§ EXERCISE DETAILS
Could the lines from the start of the data through the line with "return 1 - (y - OFF) / H" be set down exactly, with no pictures among them?

-- start of GIVEN DATA --

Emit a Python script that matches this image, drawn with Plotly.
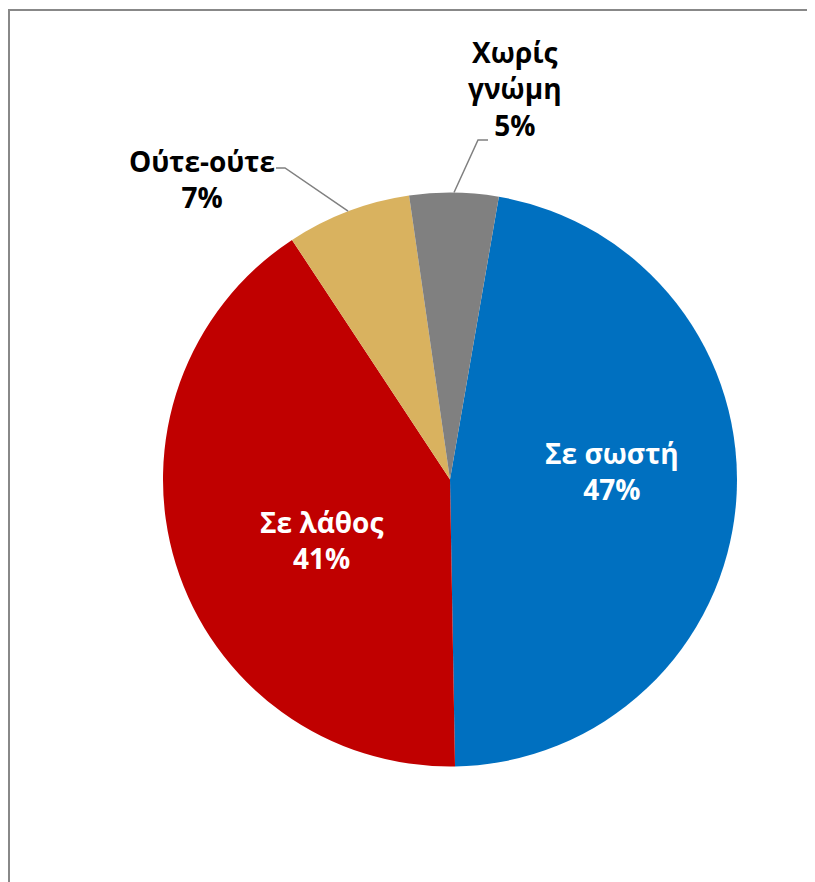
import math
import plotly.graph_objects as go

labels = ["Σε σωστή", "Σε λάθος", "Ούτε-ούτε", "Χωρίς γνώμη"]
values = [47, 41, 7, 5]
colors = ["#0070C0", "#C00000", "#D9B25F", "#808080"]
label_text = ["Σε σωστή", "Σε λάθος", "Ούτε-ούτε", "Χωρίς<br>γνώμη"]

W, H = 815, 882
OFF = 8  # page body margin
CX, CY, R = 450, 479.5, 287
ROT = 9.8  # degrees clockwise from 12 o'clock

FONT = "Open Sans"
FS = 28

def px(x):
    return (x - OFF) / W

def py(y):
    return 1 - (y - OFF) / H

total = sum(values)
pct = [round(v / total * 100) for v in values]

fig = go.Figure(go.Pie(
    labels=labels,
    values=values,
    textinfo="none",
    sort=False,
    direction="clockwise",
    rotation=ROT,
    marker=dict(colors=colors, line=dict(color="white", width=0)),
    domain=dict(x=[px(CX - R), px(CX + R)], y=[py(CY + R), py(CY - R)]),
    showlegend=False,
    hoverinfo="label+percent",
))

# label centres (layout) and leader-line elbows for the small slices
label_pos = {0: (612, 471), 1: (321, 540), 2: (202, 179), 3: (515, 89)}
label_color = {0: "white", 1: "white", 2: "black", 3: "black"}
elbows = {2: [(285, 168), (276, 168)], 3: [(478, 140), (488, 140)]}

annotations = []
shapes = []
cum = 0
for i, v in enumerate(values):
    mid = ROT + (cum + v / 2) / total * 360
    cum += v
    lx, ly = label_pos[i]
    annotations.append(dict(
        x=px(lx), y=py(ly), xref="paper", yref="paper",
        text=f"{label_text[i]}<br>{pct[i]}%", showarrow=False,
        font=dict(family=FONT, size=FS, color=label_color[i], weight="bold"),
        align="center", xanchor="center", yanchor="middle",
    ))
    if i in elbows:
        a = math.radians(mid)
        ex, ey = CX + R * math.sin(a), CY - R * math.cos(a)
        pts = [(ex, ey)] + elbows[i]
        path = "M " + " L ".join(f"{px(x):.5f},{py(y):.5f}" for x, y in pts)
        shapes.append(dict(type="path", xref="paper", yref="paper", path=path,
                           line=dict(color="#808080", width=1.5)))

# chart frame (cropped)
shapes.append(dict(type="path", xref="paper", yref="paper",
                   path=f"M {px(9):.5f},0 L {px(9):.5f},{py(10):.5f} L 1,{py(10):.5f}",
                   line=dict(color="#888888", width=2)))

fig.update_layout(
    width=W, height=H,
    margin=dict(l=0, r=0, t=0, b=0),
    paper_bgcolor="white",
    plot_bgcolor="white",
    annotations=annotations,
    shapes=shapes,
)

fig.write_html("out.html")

-- end of GIVEN DATA --

§ ANSWER TO THIS TASK
Emit a Python script that matches this image, drawn with Plotly.
import math
import plotly.graph_objects as go

labels = ["Σε σωστή", "Σε λάθος", "Ούτε-ούτε", "Χωρίς γνώμη"]
values = [47, 41, 7, 5]
colors = ["#0070C0", "#C00000", "#D9B25F", "#808080"]
label_text = ["Σε σωστή", "Σε λάθος", "Ούτε-ούτε", "Χωρίς<br>γνώμη"]

W, H = 815, 882
OFF = 8  # page body margin
CX, CY, R = 450, 479.5, 287
ROT = 9.8  # degrees clockwise from 12 o'clock

FONT = "Open Sans"
FS = 28

def px(x):
    return (x - OFF) / W

def py(y):
    return 1 - (y - OFF) / H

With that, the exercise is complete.